**Short exercise:**
Note each line that includes the word "chart". Copy those lines.

**Material:**
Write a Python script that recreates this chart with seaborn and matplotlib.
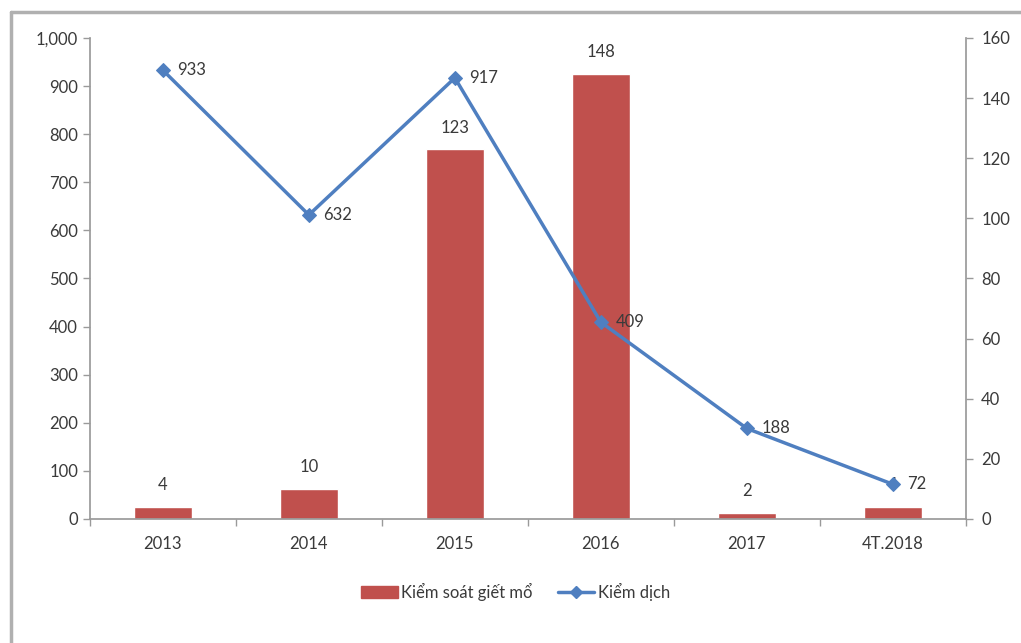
import matplotlib
matplotlib.use("Agg")
import matplotlib.pyplot as plt
from matplotlib.lines import Line2D
from matplotlib.patches import Patch
import seaborn as sns
import pandas as pd

categories = ["2013", "2014", "2015", "2016", "2017", "4T.2018"]
kiem_soat_giet_mo = [4, 10, 123, 148, 2, 4]
kiem_dich = [933, 632, 917, 409, 188, 72]

bar_label = "Kiểm soát giết mổ"
line_label = "Kiểm dịch"

sns.set_theme(style="white")
plt.rcParams["font.family"] = ["Lato", "DejaVu Sans"]

BAR_COLOR = "#C0504D"
LINE_COLOR = "#4F7FC0"
TEXT_COLOR = "#3a3a3a"
AXIS_COLOR = "#9a9a9a"
FS = 12

df = pd.DataFrame({"cat": categories, "bars": kiem_soat_giet_mo, "line": kiem_dich})

fig = plt.figure(figsize=(10.21, 6.43), dpi=100)
ax1 = fig.add_axes([0.088, 0.193, 0.858, 0.748])
ax2 = ax1.twinx()

# bars on the right-hand scale
sns.barplot(data=df, x="cat", y="bars", ax=ax2, color=BAR_COLOR, width=0.4,
            saturation=1, order=categories)
for i, v in enumerate(kiem_soat_giet_mo):
    ax2.text(i, v + 4.5, f"{v}", ha="center", va="bottom", fontsize=FS, color=TEXT_COLOR)

# line on the left-hand scale, drawn above the bars
sns.lineplot(data=df, x="cat", y="line", ax=ax1, color=LINE_COLOR, linewidth=2.5,
             marker="D", markersize=7, markeredgecolor=LINE_COLOR, sort=False)
for i, v in enumerate(kiem_dich):
    ax1.text(i + 0.1, v, f"{v}", ha="left", va="center", fontsize=FS, color=TEXT_COLOR)

ax1.set_zorder(ax2.get_zorder() + 1)
ax1.patch.set_visible(False)

ax1.set_ylim(0, 1000)
ax1.set_yticks(range(0, 1001, 100))
ax1.set_yticklabels([f"{t:,}" for t in range(0, 1001, 100)])
ax2.set_ylim(0, 160)
ax2.set_yticks(range(0, 161, 20))
ax1.set_xlim(-0.5, len(categories) - 0.5)

for ax in (ax1, ax2):
    ax.set_xlabel("")
    ax.set_ylabel("")
    for s in ax.spines.values():
        s.set_visible(False)
    ax.tick_params(axis="y", labelsize=FS, labelcolor=TEXT_COLOR, color=AXIS_COLOR,
                   length=5, width=1)

ax1.spines["left"].set_visible(True)
ax1.spines["left"].set_color(AXIS_COLOR)
ax1.spines["bottom"].set_visible(True)
ax1.spines["bottom"].set_color(AXIS_COLOR)
ax2.spines["right"].set_visible(True)
ax2.spines["right"].set_color(AXIS_COLOR)
ax1.tick_params(axis="y", left=True, right=False)
ax2.tick_params(axis="y", right=True, left=False, pad=6)

ax1.set_xticks(range(len(categories)))
ax1.set_xticklabels(categories)
ax1.set_xticks([i - 0.5 for i in range(len(categories) + 1)], minor=True)
ax1.tick_params(axis="x", which="major", length=0, labelsize=FS, labelcolor=TEXT_COLOR, pad=12)
ax1.tick_params(axis="x", which="minor", length=5, color=AXIS_COLOR, bottom=True)

handles = [
    Patch(facecolor=BAR_COLOR, edgecolor=BAR_COLOR, label=bar_label),
    Line2D([0], [0], color=LINE_COLOR, linewidth=2.5, marker="D", markersize=6,
           label=line_label),
]
fig.legend(handles=handles, loc="center", bbox_to_anchor=(0.505, 0.08), ncol=2,
           frameon=False, fontsize=FS, handlelength=2.2, handletextpad=0.2,
           columnspacing=1.5, labelcolor=TEXT_COLOR)

# chart area outline
fig.add_artist(Line2D([0.011, 1.0], [0.981, 0.981], transform=fig.transFigure,
                      color="#b0b0b0", linewidth=2.5))
fig.add_artist(Line2D([0.011, 0.011], [0.0, 0.981], transform=fig.transFigure,
                      color="#b0b0b0", linewidth=2.5))

fig.savefig("out.png", dpi=100)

**Written solution:**
Write a Python script that recreates this chart with seaborn and matplotlib.
# chart area outline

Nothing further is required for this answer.